[WRITTEN EXERCISE] Scan the material and copy every line in which "that" appears.

(Plotting code records)
+ + + + +
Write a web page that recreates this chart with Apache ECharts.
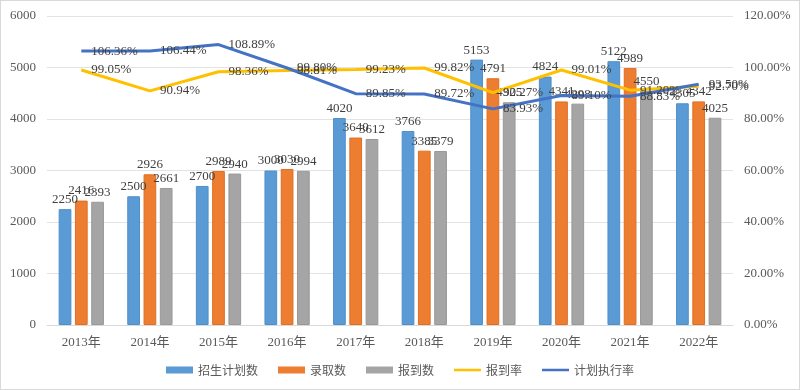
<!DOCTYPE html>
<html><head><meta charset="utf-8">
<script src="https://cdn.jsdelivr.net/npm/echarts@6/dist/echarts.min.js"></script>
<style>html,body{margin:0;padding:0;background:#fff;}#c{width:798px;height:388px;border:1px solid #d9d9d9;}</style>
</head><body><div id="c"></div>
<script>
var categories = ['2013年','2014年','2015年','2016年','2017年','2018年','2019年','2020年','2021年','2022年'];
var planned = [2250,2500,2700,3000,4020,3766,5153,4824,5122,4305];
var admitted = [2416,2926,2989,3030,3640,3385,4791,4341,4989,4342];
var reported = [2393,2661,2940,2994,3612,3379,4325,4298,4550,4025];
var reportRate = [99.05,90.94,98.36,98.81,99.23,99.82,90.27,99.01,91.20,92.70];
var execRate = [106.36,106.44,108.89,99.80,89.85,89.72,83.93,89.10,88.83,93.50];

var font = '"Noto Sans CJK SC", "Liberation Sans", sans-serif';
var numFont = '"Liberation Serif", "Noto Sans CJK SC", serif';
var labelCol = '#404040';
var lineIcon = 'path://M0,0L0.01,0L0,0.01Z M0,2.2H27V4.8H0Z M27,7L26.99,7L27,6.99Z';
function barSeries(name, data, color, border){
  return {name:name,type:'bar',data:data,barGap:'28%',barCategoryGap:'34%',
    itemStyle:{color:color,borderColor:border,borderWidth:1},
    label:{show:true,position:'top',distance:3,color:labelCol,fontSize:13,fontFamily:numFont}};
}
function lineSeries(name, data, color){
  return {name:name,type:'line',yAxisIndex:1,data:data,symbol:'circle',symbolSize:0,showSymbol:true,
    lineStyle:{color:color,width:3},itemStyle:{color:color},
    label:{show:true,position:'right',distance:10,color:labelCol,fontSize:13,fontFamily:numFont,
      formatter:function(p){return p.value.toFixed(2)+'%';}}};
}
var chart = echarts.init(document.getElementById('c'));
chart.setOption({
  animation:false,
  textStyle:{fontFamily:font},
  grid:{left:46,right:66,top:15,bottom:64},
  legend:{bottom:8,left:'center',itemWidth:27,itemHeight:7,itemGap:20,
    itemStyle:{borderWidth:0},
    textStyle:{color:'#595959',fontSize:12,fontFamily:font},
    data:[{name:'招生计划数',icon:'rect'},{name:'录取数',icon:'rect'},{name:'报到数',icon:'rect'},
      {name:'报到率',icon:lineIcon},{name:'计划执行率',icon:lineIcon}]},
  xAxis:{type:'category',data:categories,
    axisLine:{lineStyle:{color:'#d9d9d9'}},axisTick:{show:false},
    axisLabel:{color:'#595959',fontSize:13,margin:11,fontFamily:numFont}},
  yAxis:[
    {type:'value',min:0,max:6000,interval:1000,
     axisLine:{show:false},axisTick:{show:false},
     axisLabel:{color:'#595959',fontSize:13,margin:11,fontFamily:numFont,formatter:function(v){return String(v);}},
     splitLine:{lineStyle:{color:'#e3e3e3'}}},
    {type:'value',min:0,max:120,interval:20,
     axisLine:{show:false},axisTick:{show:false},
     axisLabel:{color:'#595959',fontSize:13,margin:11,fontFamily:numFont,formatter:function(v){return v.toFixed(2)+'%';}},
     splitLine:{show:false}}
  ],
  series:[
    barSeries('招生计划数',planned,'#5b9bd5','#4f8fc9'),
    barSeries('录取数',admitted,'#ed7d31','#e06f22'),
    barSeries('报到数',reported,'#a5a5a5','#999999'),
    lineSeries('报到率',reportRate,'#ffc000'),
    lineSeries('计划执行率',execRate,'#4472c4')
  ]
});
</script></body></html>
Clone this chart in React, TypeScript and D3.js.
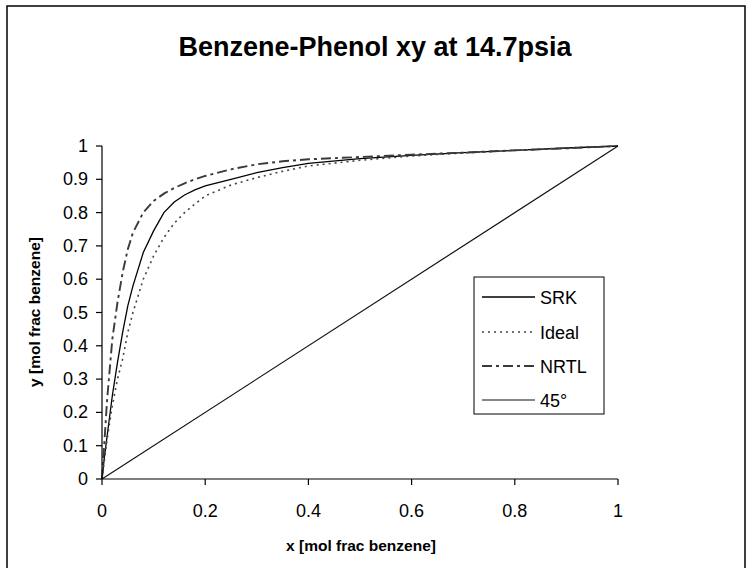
+ + + + +
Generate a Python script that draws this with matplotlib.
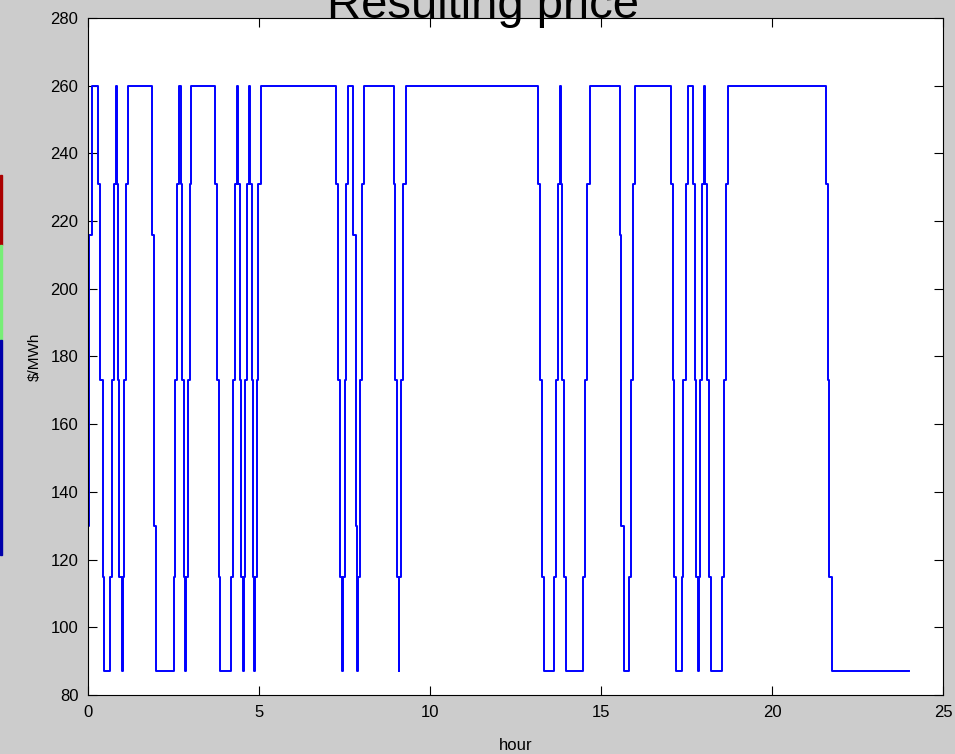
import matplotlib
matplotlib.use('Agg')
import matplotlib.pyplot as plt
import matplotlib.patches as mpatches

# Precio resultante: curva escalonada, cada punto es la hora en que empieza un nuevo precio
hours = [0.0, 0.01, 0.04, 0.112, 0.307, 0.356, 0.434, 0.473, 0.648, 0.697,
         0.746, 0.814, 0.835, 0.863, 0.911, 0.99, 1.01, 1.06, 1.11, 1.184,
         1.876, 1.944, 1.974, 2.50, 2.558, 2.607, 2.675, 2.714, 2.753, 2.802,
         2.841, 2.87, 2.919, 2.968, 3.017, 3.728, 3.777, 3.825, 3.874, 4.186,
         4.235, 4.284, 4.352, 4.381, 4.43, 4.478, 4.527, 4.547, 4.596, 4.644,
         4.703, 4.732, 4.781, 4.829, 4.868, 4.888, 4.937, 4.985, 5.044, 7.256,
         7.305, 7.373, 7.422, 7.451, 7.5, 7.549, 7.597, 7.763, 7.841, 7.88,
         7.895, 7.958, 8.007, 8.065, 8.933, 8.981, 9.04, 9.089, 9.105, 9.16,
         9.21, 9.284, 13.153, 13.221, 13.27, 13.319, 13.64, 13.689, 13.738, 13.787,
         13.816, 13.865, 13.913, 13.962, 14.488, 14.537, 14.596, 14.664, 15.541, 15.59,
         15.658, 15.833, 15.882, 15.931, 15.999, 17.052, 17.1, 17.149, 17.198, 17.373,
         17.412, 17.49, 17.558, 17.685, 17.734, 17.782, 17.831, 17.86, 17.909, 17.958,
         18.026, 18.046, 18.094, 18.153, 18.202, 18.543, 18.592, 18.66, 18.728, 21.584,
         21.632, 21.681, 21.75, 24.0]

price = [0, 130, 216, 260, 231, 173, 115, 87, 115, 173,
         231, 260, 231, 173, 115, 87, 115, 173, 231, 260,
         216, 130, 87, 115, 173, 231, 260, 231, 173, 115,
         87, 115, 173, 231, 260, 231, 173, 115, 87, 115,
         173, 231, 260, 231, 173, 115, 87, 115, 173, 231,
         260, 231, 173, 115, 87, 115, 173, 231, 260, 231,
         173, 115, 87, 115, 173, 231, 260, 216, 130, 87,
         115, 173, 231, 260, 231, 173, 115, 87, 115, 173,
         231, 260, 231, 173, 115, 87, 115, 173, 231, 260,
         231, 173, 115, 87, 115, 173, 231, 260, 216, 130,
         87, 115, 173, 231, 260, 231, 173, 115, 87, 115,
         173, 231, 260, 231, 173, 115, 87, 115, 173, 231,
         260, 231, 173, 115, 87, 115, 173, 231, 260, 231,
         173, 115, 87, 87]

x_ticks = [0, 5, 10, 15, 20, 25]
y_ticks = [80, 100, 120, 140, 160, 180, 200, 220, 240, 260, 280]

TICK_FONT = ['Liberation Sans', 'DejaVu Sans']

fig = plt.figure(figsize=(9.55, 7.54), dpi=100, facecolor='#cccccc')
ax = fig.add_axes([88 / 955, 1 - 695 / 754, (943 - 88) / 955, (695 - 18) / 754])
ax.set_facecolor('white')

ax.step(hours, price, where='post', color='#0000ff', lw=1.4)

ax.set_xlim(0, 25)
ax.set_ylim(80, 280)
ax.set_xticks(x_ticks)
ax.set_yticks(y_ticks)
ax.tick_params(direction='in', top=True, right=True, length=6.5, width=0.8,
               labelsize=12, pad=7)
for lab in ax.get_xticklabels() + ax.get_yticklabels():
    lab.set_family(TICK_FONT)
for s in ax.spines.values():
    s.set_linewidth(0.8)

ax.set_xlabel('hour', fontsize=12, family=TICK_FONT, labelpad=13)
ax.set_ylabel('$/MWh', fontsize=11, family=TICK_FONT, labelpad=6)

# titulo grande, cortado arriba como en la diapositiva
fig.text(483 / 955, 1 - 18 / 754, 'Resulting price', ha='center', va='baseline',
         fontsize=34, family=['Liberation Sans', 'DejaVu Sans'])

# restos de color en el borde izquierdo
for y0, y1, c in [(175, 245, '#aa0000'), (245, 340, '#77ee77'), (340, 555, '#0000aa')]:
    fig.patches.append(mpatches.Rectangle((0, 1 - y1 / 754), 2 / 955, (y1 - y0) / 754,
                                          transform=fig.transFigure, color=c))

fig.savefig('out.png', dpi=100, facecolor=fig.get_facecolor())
+ + + + +
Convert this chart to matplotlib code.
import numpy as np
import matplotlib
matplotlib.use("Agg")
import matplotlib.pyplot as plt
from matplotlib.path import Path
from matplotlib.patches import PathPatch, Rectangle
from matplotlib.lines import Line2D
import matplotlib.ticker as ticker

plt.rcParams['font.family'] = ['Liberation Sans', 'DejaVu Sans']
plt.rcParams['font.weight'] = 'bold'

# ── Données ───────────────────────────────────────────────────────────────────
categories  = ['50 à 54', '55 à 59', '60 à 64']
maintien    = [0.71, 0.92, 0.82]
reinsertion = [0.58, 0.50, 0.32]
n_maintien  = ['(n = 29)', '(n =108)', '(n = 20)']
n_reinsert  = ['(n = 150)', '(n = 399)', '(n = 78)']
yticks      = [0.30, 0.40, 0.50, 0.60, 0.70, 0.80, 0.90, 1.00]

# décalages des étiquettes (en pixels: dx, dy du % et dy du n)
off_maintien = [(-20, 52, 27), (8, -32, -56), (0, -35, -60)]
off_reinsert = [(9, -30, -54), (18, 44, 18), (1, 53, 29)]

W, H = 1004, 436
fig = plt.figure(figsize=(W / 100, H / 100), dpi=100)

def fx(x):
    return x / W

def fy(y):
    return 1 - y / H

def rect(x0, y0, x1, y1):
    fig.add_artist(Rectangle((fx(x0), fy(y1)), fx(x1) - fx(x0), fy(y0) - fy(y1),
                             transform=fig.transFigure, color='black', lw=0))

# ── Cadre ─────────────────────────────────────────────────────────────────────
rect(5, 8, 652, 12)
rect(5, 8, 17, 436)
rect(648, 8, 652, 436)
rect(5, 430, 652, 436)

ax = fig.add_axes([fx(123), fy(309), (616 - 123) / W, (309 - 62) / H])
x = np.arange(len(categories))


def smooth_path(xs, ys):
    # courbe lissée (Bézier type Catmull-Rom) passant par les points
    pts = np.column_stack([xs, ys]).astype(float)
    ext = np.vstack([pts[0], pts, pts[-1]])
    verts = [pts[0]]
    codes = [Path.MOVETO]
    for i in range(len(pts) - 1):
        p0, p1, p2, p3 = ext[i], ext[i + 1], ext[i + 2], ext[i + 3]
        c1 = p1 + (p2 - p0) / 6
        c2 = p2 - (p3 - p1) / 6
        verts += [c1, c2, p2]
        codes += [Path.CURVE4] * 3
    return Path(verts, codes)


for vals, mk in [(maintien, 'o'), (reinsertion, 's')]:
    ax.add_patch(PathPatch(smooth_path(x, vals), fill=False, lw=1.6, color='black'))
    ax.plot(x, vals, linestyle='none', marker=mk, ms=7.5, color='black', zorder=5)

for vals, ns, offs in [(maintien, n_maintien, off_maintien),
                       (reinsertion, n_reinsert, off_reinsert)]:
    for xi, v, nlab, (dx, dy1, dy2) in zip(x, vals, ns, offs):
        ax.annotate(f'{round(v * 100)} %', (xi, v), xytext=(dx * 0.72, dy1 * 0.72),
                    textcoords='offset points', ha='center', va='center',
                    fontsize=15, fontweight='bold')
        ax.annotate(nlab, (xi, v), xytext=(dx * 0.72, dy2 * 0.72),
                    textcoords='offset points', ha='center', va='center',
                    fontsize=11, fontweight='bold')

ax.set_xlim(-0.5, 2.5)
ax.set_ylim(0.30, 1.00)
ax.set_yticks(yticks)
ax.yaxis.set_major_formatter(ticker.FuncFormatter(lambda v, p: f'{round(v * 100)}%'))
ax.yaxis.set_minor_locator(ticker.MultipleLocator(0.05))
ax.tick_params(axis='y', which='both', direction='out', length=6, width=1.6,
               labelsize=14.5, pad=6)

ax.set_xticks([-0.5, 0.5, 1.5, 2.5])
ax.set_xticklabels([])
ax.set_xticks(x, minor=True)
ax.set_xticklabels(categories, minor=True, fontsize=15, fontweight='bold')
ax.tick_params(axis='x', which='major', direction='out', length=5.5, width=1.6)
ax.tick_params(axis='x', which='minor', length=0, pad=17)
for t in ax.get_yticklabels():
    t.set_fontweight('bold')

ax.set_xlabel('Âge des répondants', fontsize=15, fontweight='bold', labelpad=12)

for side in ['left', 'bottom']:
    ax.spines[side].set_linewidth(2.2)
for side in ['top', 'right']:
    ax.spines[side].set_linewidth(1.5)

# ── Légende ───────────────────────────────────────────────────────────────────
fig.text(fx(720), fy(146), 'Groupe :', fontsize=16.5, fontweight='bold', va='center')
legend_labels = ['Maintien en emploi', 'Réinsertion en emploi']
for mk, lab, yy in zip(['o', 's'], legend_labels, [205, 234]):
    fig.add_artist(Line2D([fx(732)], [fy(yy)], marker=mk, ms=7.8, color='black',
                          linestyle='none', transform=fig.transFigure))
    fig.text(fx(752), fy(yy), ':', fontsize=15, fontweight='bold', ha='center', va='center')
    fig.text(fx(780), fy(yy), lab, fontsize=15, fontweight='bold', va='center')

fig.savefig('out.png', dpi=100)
+ + + + +
[SOLUTION FOR THIS TASK]
Write a web page that recreates this chart with Apache ECharts.
Generate a Python script that draws this with matplotlib.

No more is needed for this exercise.